Land, Sea (Well, Lake) and Air

Riverside scene, Lake Inle, Myanmar
Camera: Panasonic DMC-GX8 | Date: 15-02-2017 16:15 | Resolution: 4969 x 3106 | ISO: 200 | Exp. bias: -66/100 EV | Exp. Time: 1/500s | Aperture: 7.1 | Focal Length: 17.0mm | Lens: LUMIX G VARIO 12-35/F2.8

Today we have a welcome opportunity to sleep a bit later. Unfortunately the Pavlovian conditioning has well and truly kicked in and I wake up at 4.43, although I do manage to get back to sleep for a bit longer before the Mandalay traffic makes sleep infeasible.

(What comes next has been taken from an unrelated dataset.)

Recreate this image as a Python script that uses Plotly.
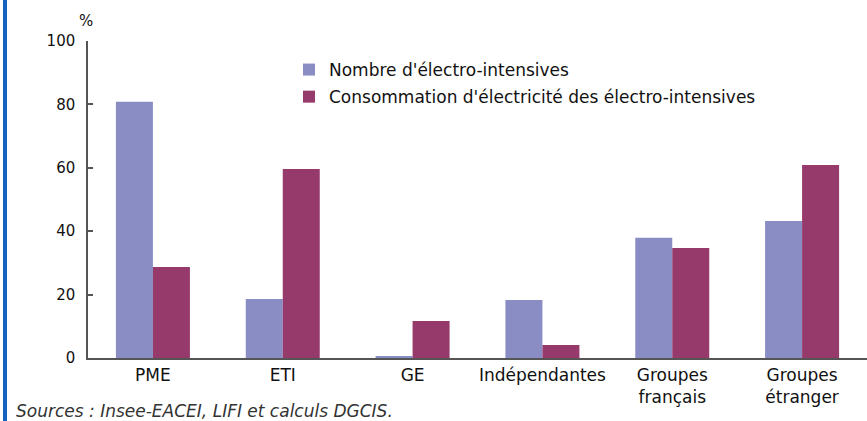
import plotly.graph_objects as go

categories = ["PME", "ETI", "GE", "Indépendantes", "Groupes<br>français", "Groupes<br>étranger"]
nombre = [80.8, 18.6, 0.6, 18.3, 37.9, 43.2]
consommation = [28.7, 59.6, 11.7, 4.1, 34.7, 60.9]
series_names = ["Nombre d'électro-intensives", "Consommation d'électricité des électro-intensives"]
y_ticks = [0, 20, 40, 60, 80, 100]

W, H = 867, 421
ml, mr, mt, mb = 88, 0, 41, 63
pw, ph = W - ml - mr, H - mt - mb

def px_x(x):
    return (x - ml) / pw

def px_y(y):
    return (H - mb - y) / ph

FONT = "DejaVu Sans, Liberation Sans, Arial, sans-serif"

fig = go.Figure()
fig.add_trace(go.Bar(x=categories, y=nombre, name=series_names[0],
                     marker=dict(color="#8A8DC4", line=dict(width=0)), legendgroup="a"))
fig.add_trace(go.Bar(x=categories, y=consommation, name=series_names[1],
                     marker=dict(color="#963A6C", line=dict(width=0)), legendgroup="b"))

fig.update_layout(
    width=W, height=H,
    margin=dict(l=ml, r=mr, t=mt, b=mb, autoexpand=False),
    paper_bgcolor="white", plot_bgcolor="white",
    font=dict(family=FONT, size=15, color="#111111"),
    barmode="group", bargap=0.43, bargroupgap=0,
    showlegend=True,
    legend=dict(x=px_x(289), y=px_y(52), xanchor="left", yanchor="top",
                bgcolor="rgba(0,0,0,0)", font=dict(size=17, color="#111111"),
                tracegroupgap=2, itemwidth=30),
    xaxis=dict(showgrid=False, showline=True, linecolor="#555555", linewidth=1.5,
               ticks="", range=[-0.5, 5.5], tickfont=dict(size=17, color="#111111"),
               ticklabelstandoff=1, fixedrange=True, zeroline=False),
    yaxis=dict(showgrid=False, showline=True, linecolor="#555555", linewidth=1.5,
               range=[0, 100], tickvals=y_ticks, ticks="inside", ticklen=5,
               tickcolor="#555555", tickwidth=1.5,
               ticklabelstandoff=8,
               tickfont=dict(size=15, color="#111111"), zeroline=False),
)

fig.add_annotation(text="%", xref="paper", yref="paper", x=px_x(86), y=px_y(21),
                   xanchor="center", yanchor="middle", showarrow=False,
                   font=dict(size=15, color="#111111"))
fig.add_annotation(text="<i>Sources : Insee-EACEI, LIFI et calculs DGCIS.</i>",
                   xref="paper", yref="paper", x=px_x(14), y=px_y(411),
                   xanchor="left", yanchor="middle", showarrow=False,
                   font=dict(size=17, color="#333333"))
fig.add_shape(type="rect", xref="paper", yref="paper",
              x0=px_x(3), x1=px_x(7), y0=px_y(H + 5), y1=px_y(-5),
              fillcolor="#1565C0", line=dict(width=0), layer="above")

fig.write_html("out.html", config={"displayModeBar": False},
               post_script="document.body.style.margin='0';document.body.style.padding='0';")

The first leg of our journey is uneventful, but I do wonder why Mandalay airport has to be over an hour from the city. At least I get a bit more practice trying to shoot motorbikes from the bus, although with limited results.

"Mandalay International Airport" does have the air of a vanity project – no busier than the others, and while there are fully equipped gates for large jets they are completely empty, and the small turboprop planes which comprise the bulk of the traffic have to park way out on the apron, serviced by transfer buses. The other regional airports feel a lot more sensible.

Our flight to the splendidly named Heho Airport in Shan State is delayed a bit, but smooth once it gets under way. The drive down from the airport (which is on a high plateau a few hundred metres above Lake Inle) is quite unlike any scenery we’ve seen so far, and reminiscent of Southern Bhutan.

After an impressively quick lunch stop (my pizza takes less than 10 minutes) we’re off across the lake by yet another form of transport  – essentially a teak gondola with a big single-cylinder outboard engine. Inle lake is a large body of relatively shallow inland water, with a combination of permanent and floating islands, on both of which the locals have established settlements, with full agriculture and so  on.  The crossing of the lake takes about an  hour and is colder and windier than expected, but the hotel location, on stilts in the middle of the lake, is great.

We have a few minutes to check in, and then go off to our first shooting location, a village which is home to a couple of necropolis – an ancient one several centuries old in which the memorials are now crumbling, and a new one in which new buildings are still being created. I favour the latter as an area of great shapes, colours and light, but others focus on the older monuments, and still others on photographing the locals. We all end up paying K500 (about 30p) for the official camera permit, and about K5000 (a bit less than £3) for the unofficial camera permit, purchased from the young lady vendors in the form of a cotton scarf.

I don’t know whether it’s good karma, but in four hotels I have now been in rooms 201, 202, 203 and 204.